In the meantime, Facebook, in the aftermath of a very serious antitrust fine from European Union regulators (although small compared to the whopper against Google), has offered a plan for major publishers to be able to turn Facebook readers of their content into paid subscribers. Through its Instant Articles platform users would be faced with a after they consume a certain number of articles – a very familiar model for The Times among other publishers. Publishers have been seeking this through Facebook for some time (without any antitrust exemption) and it should provide a means of driving more subscription revenue. But it will do relatively little on its own to boost advertising revenue for owned and operated publisher sites.

Publishers are strapped, but aren’t helpless in the absence of government assistance. Their innovation needs to come through pioneering new business models and relationships as much as it does through technological disruption.

They can invest in research to support a common set of success metrics that go beyond financial marketplace measures, and then adopt consistent best practices for implementing them. They can follow examples from other industries demonstrating the capacity for group action. The cable industry, notoriously bad at joint venturing, has flourished in part for decades by following the standard setting and innovations from Cable Labs. And FOX, Viacom and Turner, no strangers to brutal competition, have come together to create Open AP, a common framework of audience segments to facilitate advanced television buying across all their networks.
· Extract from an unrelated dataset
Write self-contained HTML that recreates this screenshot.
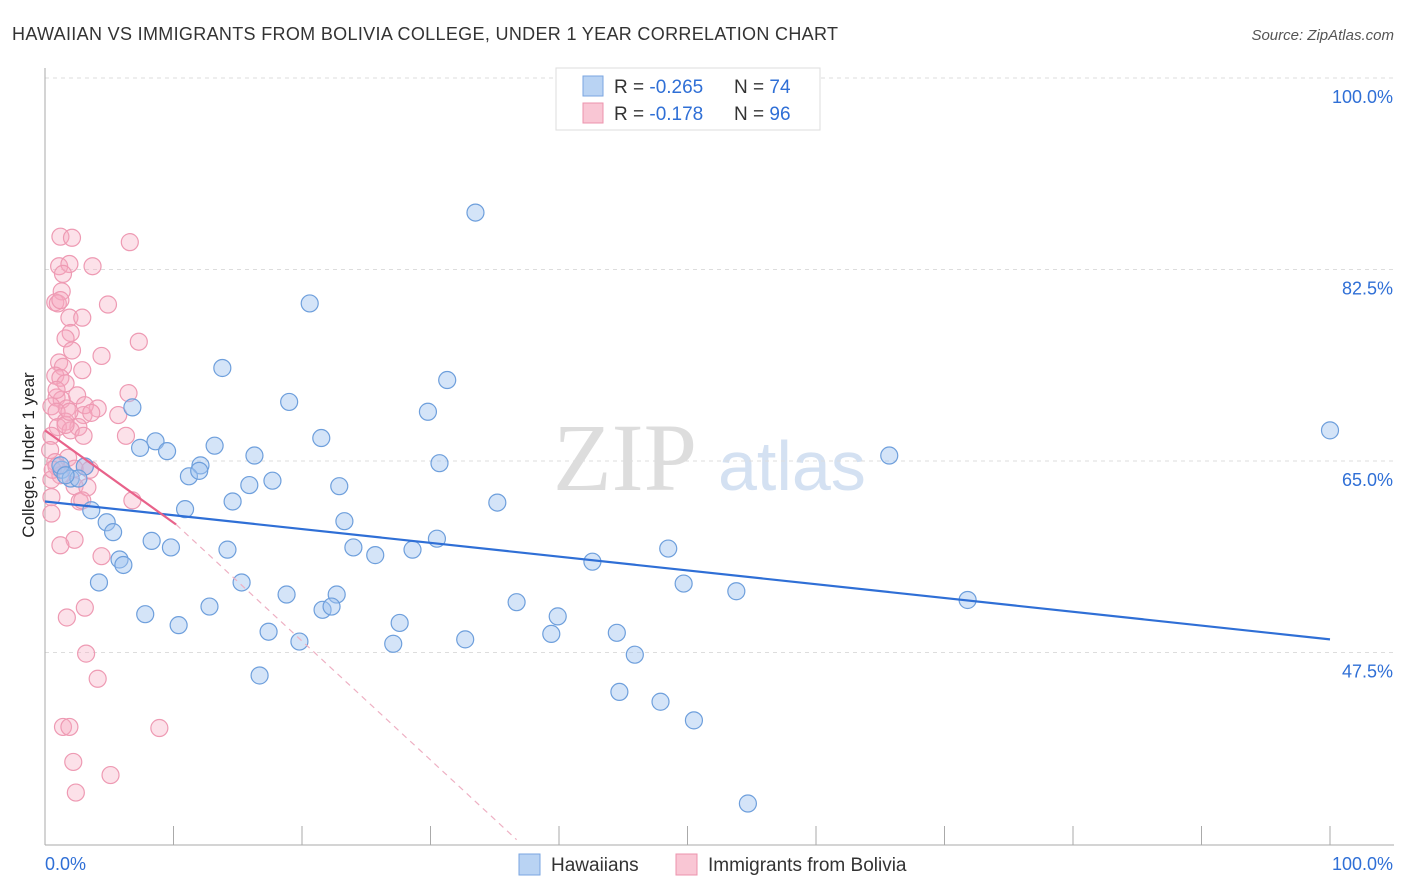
<!DOCTYPE html>
<html><head><meta charset="utf-8"><style>
body{margin:0;background:#fff;font-family:"Liberation Sans",sans-serif}
svg{display:block}
</style></head><body>
<svg id="chart" width="1406" height="892">
<text x="12" y="40" font-size="18" fill="#333" textLength="826">HAWAIIAN VS IMMIGRANTS FROM BOLIVIA COLLEGE, UNDER 1 YEAR CORRELATION CHART</text>
<text x="1394" y="40" font-size="15" fill="#555" font-style="italic" text-anchor="end">Source: ZipAtlas.com</text>
<text x="553" y="490" font-size="96" fill="#ddd" font-family="Liberation Serif">ZIP</text>
<text x="718" y="490" font-size="70" fill="#d4e1f2">atlas</text>
<text transform="translate(34,455) rotate(-90)" font-size="17" fill="#222" text-anchor="middle">College, Under 1 year</text>
<g id="grid"></g><g id="marks"></g>
<g>
<rect x="556" y="68" width="264" height="62" fill="#fff" stroke="#ddd"/>
<rect x="583" y="76" width="20" height="20" fill="#b9d3f3" stroke="#7aa6e0"/>
<rect x="583" y="103" width="20" height="20" fill="#f9c6d4" stroke="#ec93ad"/>
<text x="614" y="93" font-size="19" fill="#333">R = <tspan fill="#2f6fd6">-0.265</tspan></text>
<text x="734" y="93" font-size="19" fill="#333">N = <tspan fill="#2f6fd6">74</tspan></text>
<text x="614" y="120" font-size="19" fill="#333">R = <tspan fill="#2f6fd6"> -0.178</tspan></text>
<text x="734" y="120" font-size="19" fill="#333">N = <tspan fill="#2f6fd6">96</tspan></text>
</g>
<g>
<rect x="519" y="854" width="21" height="21" fill="#b9d3f3" stroke="#7aa6e0"/>
<text x="551" y="871" font-size="19" fill="#333">Hawaiians</text>
<rect x="676" y="854" width="21" height="21" fill="#f9c6d4" stroke="#ec93ad"/>
<text x="708" y="871" font-size="19" fill="#333">Immigrants from Bolivia</text>
</g>
</svg>
<script>
const yTicks=[100,82.5,65,47.5];
const yTickLabels=["100.0%","82.5%","65.0%","47.5%"];
const blueX=[33.5,20.6,13.8,31.3,19.0,29.8,6.8,21.5,8.6,7.4,9.5,13.2,16.3,30.7,12.1,11.2,12.0,17.7,15.9,22.9,14.6,35.2,10.9,3.6,4.8,23.3,5.3,30.5,8.3,9.8,24.0,14.2,28.6,25.7,48.5,42.6,5.8,6.1,4.2,15.3,49.7,18.8,22.7,53.8,36.7,12.8,21.6,22.3,71.8,7.8,39.9,10.4,27.6,17.4,39.4,44.5,32.7,19.8,27.1,45.9,16.7,44.7,47.9,50.5,54.7,100,65.7,1.3,3.1,2.0,2.6,1.2,1.6];
const blueY=[87.7,79.4,73.5,72.4,70.4,69.5,69.9,67.1,66.8,66.2,65.9,66.4,65.5,64.8,64.6,63.6,64.1,63.2,62.8,62.7,61.3,61.2,60.6,60.5,59.4,59.5,58.5,57.9,57.7,57.1,57.1,56.9,56.9,56.4,57.0,55.8,56.0,55.5,53.9,53.9,53.8,52.8,52.8,53.1,52.1,51.7,51.4,51.7,52.3,51.0,50.8,50.0,50.2,49.4,49.2,49.3,48.7,48.5,48.3,47.3,45.4,43.9,43.0,41.3,33.7,67.8,65.5,64.2,64.5,63.4,63.4,64.6,63.7];
const pinkX=[1.2,2.1,6.6,1.1,1.9,3.7,1.4,1.3,0.8,1.0,1.2,4.9,1.9,2.9,2.0,1.6,7.3,2.1,4.4,1.1,1.4,2.9,0.8,1.2,1.6,2.5,6.5,0.9,1.3,0.5,1.7,0.9,4.1,5.7,3.0,1.6,1.0,2.6,2.0,0.5,3.0,6.3,0.4,1.8,0.8,3.1,3.5,2.3,1.2,0.5,2.3,3.3,0.5,6.8,2.7,2.9,0.5,2.3,1.2,4.4,3.1,1.7,3.2,4.1,1.4,1.9,8.9,2.2,5.1,2.4,0.9,0.6,1.6,1.9,3.1,3.6,0.9];
const pinkY=[85.5,85.4,85.0,82.8,83.0,82.8,82.1,80.5,79.5,79.4,79.7,79.3,78.1,78.1,76.7,76.2,75.9,75.1,74.6,74.0,73.6,73.3,72.8,72.6,72.1,71.0,71.2,70.8,70.6,70.0,69.8,69.5,69.8,69.2,69.2,68.6,68.1,68.1,67.8,67.3,67.3,67.3,66.0,65.3,64.9,64.5,64.2,64.3,63.7,63.3,62.7,62.6,61.7,61.4,61.3,61.4,60.2,57.8,57.3,56.3,51.6,50.7,47.4,45.1,40.7,40.7,40.6,37.5,36.3,34.7,64.5,64.2,68.3,69.5,70.1,69.4,71.5];
const blueTrend=[61.3,48.7];
const pinkTrend=[67.8,30.4];
const pinkTrendEndX=36.7, pinkSolidEndX=10.2, pinkSolidEndY=59.2;

const NS="http://www.w3.org/2000/svg";
const sx=v=>45+v*12.85;
const sy=v=>78+(100-v)*10.943;
function mk(tag,attrs,parent){const e=document.createElementNS(NS,tag);for(const k in attrs)e.setAttribute(k,attrs[k]);parent.appendChild(e);return e;}
const grid=document.getElementById('grid'), marks=document.getElementById('marks');
yTicks.forEach((t,i)=>{
 const l=mk('line',{x1:45,x2:1394,y1:sy(t),y2:sy(t),stroke:'#ddd','stroke-dasharray':'4,4'},grid);
 
 
 const tx=mk('text',{x:1393,y:sy(t)+25,'font-size':18,fill:'#2f6fd6','text-anchor':'end'},grid);
 tx.textContent=yTickLabels[i];
 
 
});
const ax=mk('line',{x1:45,x2:45,y1:68,y2:845,stroke:'#aaa'},grid);


const bx=mk('line',{x1:45,x2:1394,y1:845,y2:845,stroke:'#aaa'},grid);


for(let i=0;i<=10;i++){const t=mk('line',{x1:sx(i*10),x2:sx(i*10),y1:826,y2:845,stroke:'#aaa'},grid);
 
 }
const xl=mk('text',{x:45,y:870,'font-size':18,fill:'#2f6fd6'},grid);xl.textContent='0.0%';


const xr=mk('text',{x:1393,y:870,'font-size':18,fill:'#2f6fd6','text-anchor':'end'},grid);xr.textContent='100.0%';


pinkX.forEach((x,i)=>{const c=mk('circle',{cx:sx(x),cy:sy(pinkY[i]),r:8.5,fill:'rgba(246,170,192,0.35)',stroke:'#ee9ab3','stroke-width':1.2},marks);
 
 });
blueX.forEach((x,i)=>{const c=mk('circle',{cx:sx(x),cy:sy(blueY[i]),r:8.5,fill:'rgba(160,196,240,0.45)',stroke:'#6e9fdc','stroke-width':1.2},marks);
 
 });
const bl=mk('line',{x1:sx(0),y1:sy(blueTrend[0]),x2:sx(100),y2:sy(blueTrend[1]),stroke:'#2f6fd6','stroke-width':2.2},marks);


const ps=mk('line',{x1:sx(0),y1:sy(pinkTrend[0]),x2:sx(pinkSolidEndX),y2:sy(pinkSolidEndY),stroke:'#e8628a','stroke-width':2.2},marks);


const pd=mk('line',{x1:sx(pinkSolidEndX),y1:sy(pinkSolidEndY),x2:sx(pinkTrendEndX),y2:sy(pinkTrend[1]),stroke:'#eeb0c3','stroke-width':1.2,'stroke-dasharray':'6,5'},marks);


</script>
</body></html>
After decades of ruling local ad markets, publishers now need to explore local partnerships more aggressively with broadcasters, cable companies, academic institutions, foundations, and local businesses that all depend on a robust market for local services.

And finally, they’ve got to communicate their value in and to the marketplace more effectively. As my former NBC colleague Beth Comstock, longtime GE marketing guru, said recently at an advertising industry event, “You can’t sell it if you can’t tell it.” Bingo.